- Latifal Location in Pakistan
- Coordinates: 33°9′N 72°50′E﻿ / ﻿33.150°N 72.833°E
- Country: Pakistan
- Region: Punjab
- District: Chakwal District
- Tehsil: Chakwal
- Time zone: UTC+5 (PST)
- General Post Office: 48800
- Area code: 0543
- Website: Chakwal Police TMA Chakwal Local News Paper

= Latifal =

Latifal is a village in Chakwal District, Punjab, Pakistan. It is north of Sikriala and Mangwal, north-east of Dhudial, around 20 km north of Chakwal, and about 70 km south of Islamabad. Latifal lies just below the southern border of District Rawalpindi. The population of Latifal was about 1,800 in 2007.

==Geography==
Latifal is about 41 kilometres from Chakwal District. There are several ethnic groups in this village. It is home to at least two mosques.

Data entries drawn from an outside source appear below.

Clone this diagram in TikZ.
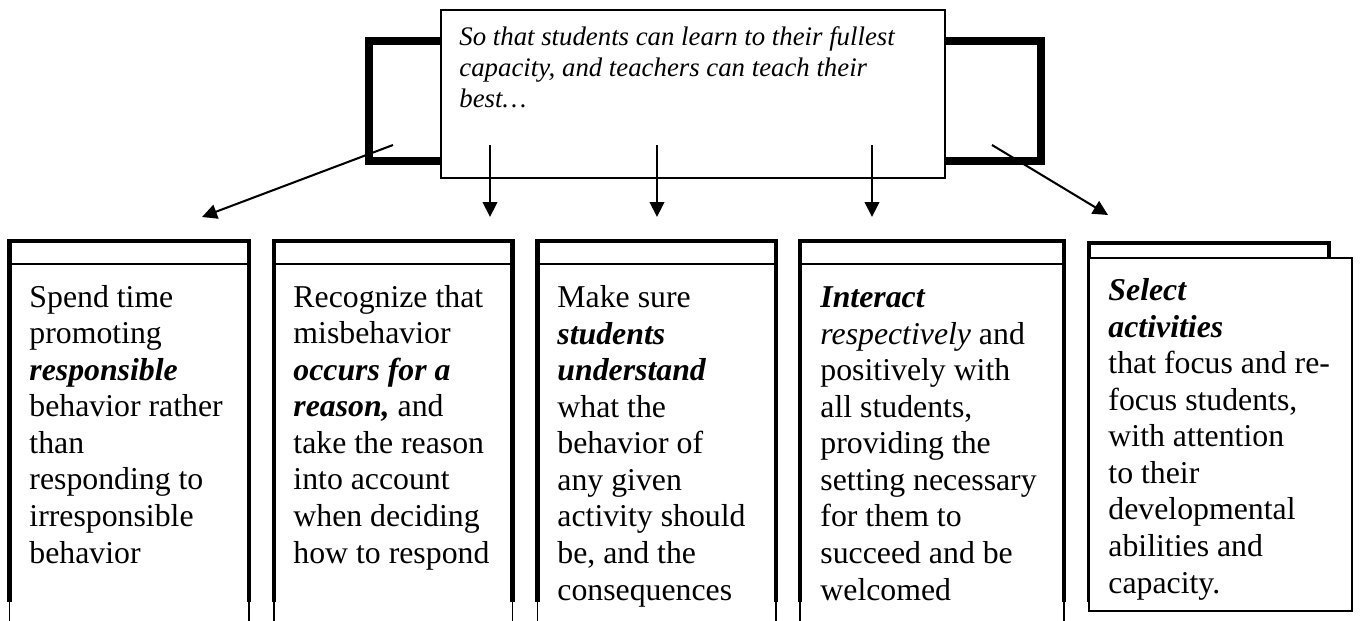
\documentclass[tikz,border=0pt]{standalone}
\usepackage{fontspec}
\setmainfont{Liberation Serif}
\usetikzlibrary{arrows.meta}
\begin{document}
\begin{tikzpicture}[x=0.4405pt,y=-0.4405pt,
  bracketline/.style={line width=3.5pt,line join=miter},
  topframe/.style={draw=black,fill=white,line width=0.9pt},
  boxside/.style={line width=1.8pt,line join=miter},
  headline/.style={line width=0.9pt},
  tailline/.style={line width=0.7pt},
  innerframe/.style={draw=black,fill=white,line width=0.8pt},
  conn/.style={line width=0.9pt,-{Triangle[length=6.6pt,width=6.4pt]}},
  bodytext/.style={anchor=base west,inner sep=0pt,align=left,font=\fontsize{14}{16.1}\selectfont},
  toptext/.style={anchor=base west,inner sep=0pt,align=left,font=\fontsize{11.8}{13.8}\selectfont\itshape}]
\useasboundingbox (0,0) rectangle (1360,621);
% bracket behind the top box
\draw[bracketline] (369,41) rectangle (1041,161);
% top box
\coordinate (topNW) at (441,10);
\coordinate (topSE) at (945,178);
\path[topframe] (topNW) rectangle (topSE);
% (base anchor of a multi-line node = baseline of its last line)
\node[toptext] (toptxt) at (459,108) {So that students can learn to their fullest\\capacity, and teachers can teach their\\best…};
% bottom boxes
\newcommand\colframe[2]{%
  \draw[boxside] (#1,602) -- (#1,241) -- (#2,241) -- (#2,602);
  \draw[headline] (#1,264) -- (#2,264);
  \draw[tailline] (#1,602) -- (#1,621);
  \draw[tailline] (#2,602) -- (#2,621);
}
\colframe{9.5}{249}
\colframe{274}{512.5}
\colframe{537.5}{776}
\colframe{800}{1064}
\draw[boxside] (1089,602) -- (1089,243) -- (1329,243) -- (1329,602);
\coordinate (inNW) at (1089,258);
\coordinate (inSE) at (1352,611);
\path[innerframe] (inNW) rectangle (inSE);
% texts
\node[bodytext] (t1) at (29,563) {Spend time\\promoting\\\textbf{\textit{responsible}}\\behavior rather\\than\\responding to\\irresponsible\\behavior};
\node[bodytext] (t2) at (293,563) {Recognize that\\misbehavior\\\textbf{\textit{occurs for a}}\\\textbf{\textit{reason,}} and\\take the reason\\into account\\when deciding\\how to respond};
\node[bodytext] (t3) at (557,600) {Make sure\\\textbf{\textit{students}}\\\textbf{\textit{understand}}\\what the\\behavior of\\any given\\activity should\\be, and the\\consequences};
\node[bodytext] (t4) at (820,600) {\textbf{\textit{Interact}}\\\textit{respectively} and\\positively with\\all students,\\providing the\\setting necessary\\for them to\\succeed and be\\welcomed};
\node[bodytext] (t5) at (1108,593) {\textbf{\textit{Select}}\\\textbf{\textit{activities}}\\that focus and re-\\focus students,\\with attention\\to their\\developmental\\abilities and\\capacity.};
% arrows
\coordinate (s1) at (393,145); \coordinate (e1) at (202,217);
\coordinate (s2) at (490,145); \coordinate (e2) at (490,217);
\coordinate (s3) at (657,145); \coordinate (e3) at (657,217);
\coordinate (s4) at (872,145); \coordinate (e4) at (872,217);
\coordinate (s5) at (992,145); \coordinate (e5) at (1108,215);
\draw[conn] (s1) -- (e1);
\draw[conn] (s2) -- (e2);
\draw[conn] (s3) -- (e3);
\draw[conn] (s4) -- (e4);
\draw[conn] (s5) -- (e5);
\end{tikzpicture}
\end{document}
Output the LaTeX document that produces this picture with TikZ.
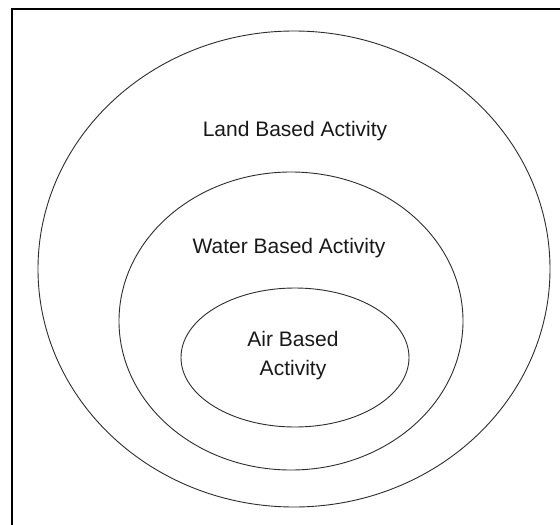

Bail karah jalsa is popular amongst elder people, and cricket amongst younger people.

==Education==
Latifal has at least two schools:

- Government Girls Elementary School Latifal (female only)
- Government Primary School Latifal (male only)

== Notable persons ==

- Faiz Hameed - Former spy-chief and Director General Inter-Services Intelligence was born in Latifal. Faiz owns a large farm house at the outskirts of Latifal village where he lives after his retirement from Pakistan Army.